(Dataset records)
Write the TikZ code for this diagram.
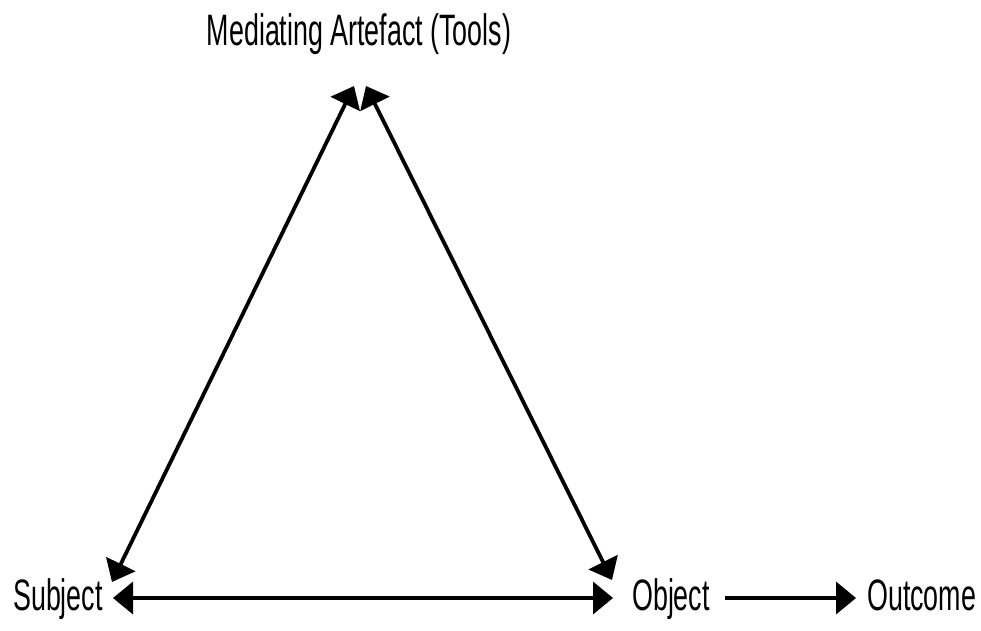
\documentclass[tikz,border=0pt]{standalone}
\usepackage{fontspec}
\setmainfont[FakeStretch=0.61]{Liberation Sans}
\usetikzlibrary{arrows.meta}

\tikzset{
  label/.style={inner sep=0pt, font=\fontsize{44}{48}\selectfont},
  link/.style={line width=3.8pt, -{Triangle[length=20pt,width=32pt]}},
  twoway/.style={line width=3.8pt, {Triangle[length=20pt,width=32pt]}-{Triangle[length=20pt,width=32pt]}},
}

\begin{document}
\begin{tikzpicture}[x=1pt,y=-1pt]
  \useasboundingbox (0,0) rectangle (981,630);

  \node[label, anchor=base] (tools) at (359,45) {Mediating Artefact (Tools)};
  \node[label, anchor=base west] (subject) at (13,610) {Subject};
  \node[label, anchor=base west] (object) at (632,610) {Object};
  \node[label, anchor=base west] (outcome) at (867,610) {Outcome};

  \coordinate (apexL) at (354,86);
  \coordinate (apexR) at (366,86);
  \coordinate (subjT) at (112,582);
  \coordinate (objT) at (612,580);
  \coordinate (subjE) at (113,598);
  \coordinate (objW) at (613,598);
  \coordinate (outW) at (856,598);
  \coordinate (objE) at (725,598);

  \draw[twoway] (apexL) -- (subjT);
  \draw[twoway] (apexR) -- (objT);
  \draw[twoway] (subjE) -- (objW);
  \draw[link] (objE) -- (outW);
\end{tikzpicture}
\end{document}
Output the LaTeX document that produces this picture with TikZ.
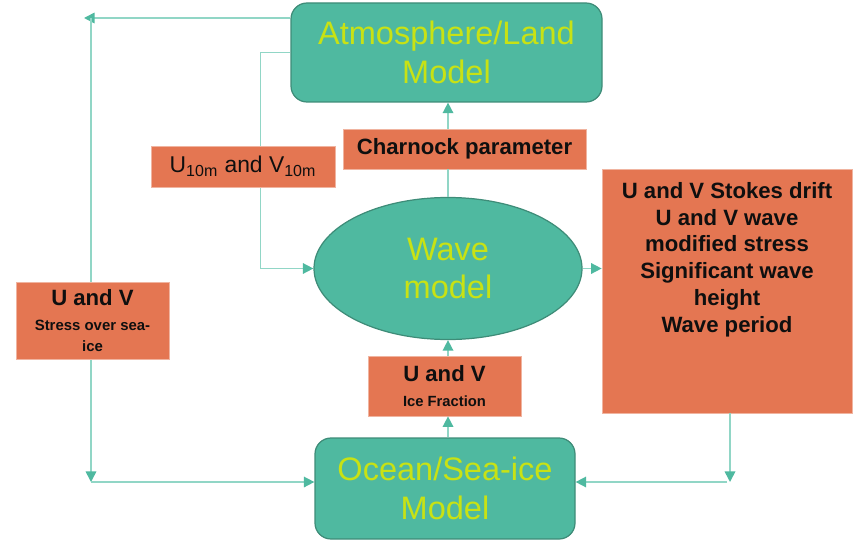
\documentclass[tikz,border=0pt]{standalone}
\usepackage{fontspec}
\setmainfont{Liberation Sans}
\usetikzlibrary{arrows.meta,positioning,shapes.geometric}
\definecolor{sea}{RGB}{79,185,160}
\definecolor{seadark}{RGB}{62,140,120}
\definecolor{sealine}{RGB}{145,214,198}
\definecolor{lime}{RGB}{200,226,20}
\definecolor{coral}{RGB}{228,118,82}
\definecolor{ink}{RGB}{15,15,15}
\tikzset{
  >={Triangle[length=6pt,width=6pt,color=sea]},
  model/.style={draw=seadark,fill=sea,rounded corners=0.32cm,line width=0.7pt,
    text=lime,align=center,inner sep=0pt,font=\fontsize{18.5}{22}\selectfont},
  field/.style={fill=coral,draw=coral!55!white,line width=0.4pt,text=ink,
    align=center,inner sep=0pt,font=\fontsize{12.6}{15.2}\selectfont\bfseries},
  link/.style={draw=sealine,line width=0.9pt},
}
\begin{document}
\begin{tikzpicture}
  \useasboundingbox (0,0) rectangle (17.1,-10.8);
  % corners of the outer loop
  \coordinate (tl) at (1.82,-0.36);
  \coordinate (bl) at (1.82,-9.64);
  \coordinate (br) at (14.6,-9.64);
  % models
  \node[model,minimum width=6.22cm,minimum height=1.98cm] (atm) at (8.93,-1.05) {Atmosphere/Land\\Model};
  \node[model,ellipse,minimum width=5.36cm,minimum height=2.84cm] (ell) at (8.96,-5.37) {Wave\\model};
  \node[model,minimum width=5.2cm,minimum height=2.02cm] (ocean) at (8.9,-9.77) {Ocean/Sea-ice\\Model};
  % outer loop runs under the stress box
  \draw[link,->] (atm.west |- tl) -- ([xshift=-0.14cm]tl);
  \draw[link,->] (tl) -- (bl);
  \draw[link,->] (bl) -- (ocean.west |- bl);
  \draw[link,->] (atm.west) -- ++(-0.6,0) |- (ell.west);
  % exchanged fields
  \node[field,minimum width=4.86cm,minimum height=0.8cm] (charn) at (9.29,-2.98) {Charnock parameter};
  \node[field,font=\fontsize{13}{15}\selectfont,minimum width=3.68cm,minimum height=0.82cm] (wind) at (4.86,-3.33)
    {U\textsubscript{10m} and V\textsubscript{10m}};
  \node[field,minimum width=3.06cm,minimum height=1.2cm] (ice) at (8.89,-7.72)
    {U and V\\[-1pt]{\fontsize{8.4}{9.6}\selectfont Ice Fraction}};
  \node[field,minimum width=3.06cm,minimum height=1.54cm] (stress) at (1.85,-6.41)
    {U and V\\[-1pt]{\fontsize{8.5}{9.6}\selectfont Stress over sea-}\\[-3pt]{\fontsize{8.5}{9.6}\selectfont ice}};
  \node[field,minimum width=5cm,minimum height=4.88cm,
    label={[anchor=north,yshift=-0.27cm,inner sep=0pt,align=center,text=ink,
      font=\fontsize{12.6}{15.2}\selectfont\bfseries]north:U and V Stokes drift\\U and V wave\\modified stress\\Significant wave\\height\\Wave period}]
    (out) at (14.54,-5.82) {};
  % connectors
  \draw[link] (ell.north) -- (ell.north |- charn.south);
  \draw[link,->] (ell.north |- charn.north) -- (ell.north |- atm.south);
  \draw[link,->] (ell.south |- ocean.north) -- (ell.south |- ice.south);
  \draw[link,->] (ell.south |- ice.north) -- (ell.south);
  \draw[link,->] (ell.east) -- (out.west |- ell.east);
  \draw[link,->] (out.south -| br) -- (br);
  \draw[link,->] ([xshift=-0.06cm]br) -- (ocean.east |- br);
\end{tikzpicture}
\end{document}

(Exercise requirements): Take the lines from the start of the material to the line with "anchor=base west] (outcome)", both included, and transcribe them exactly without the pictures.

(Answer to the task):
Write the TikZ code for this diagram.
\documentclass[tikz,border=0pt]{standalone}
\usepackage{fontspec}
\setmainfont[FakeStretch=0.61]{Liberation Sans}
\usetikzlibrary{arrows.meta}

\tikzset{
  label/.style={inner sep=0pt, font=\fontsize{44}{48}\selectfont},
  link/.style={line width=3.8pt, -{Triangle[length=20pt,width=32pt]}},
  twoway/.style={line width=3.8pt, {Triangle[length=20pt,width=32pt]}-{Triangle[length=20pt,width=32pt]}},
}

\begin{document}
\begin{tikzpicture}[x=1pt,y=-1pt]
  \useasboundingbox (0,0) rectangle (981,630);

  \node[label, anchor=base] (tools) at (359,45) {Mediating Artefact (Tools)};
  \node[label, anchor=base west] (subject) at (13,610) {Subject};
  \node[label, anchor=base west] (object) at (632,610) {Object};
  \node[label, anchor=base west] (outcome) at (867,610) {Outcome};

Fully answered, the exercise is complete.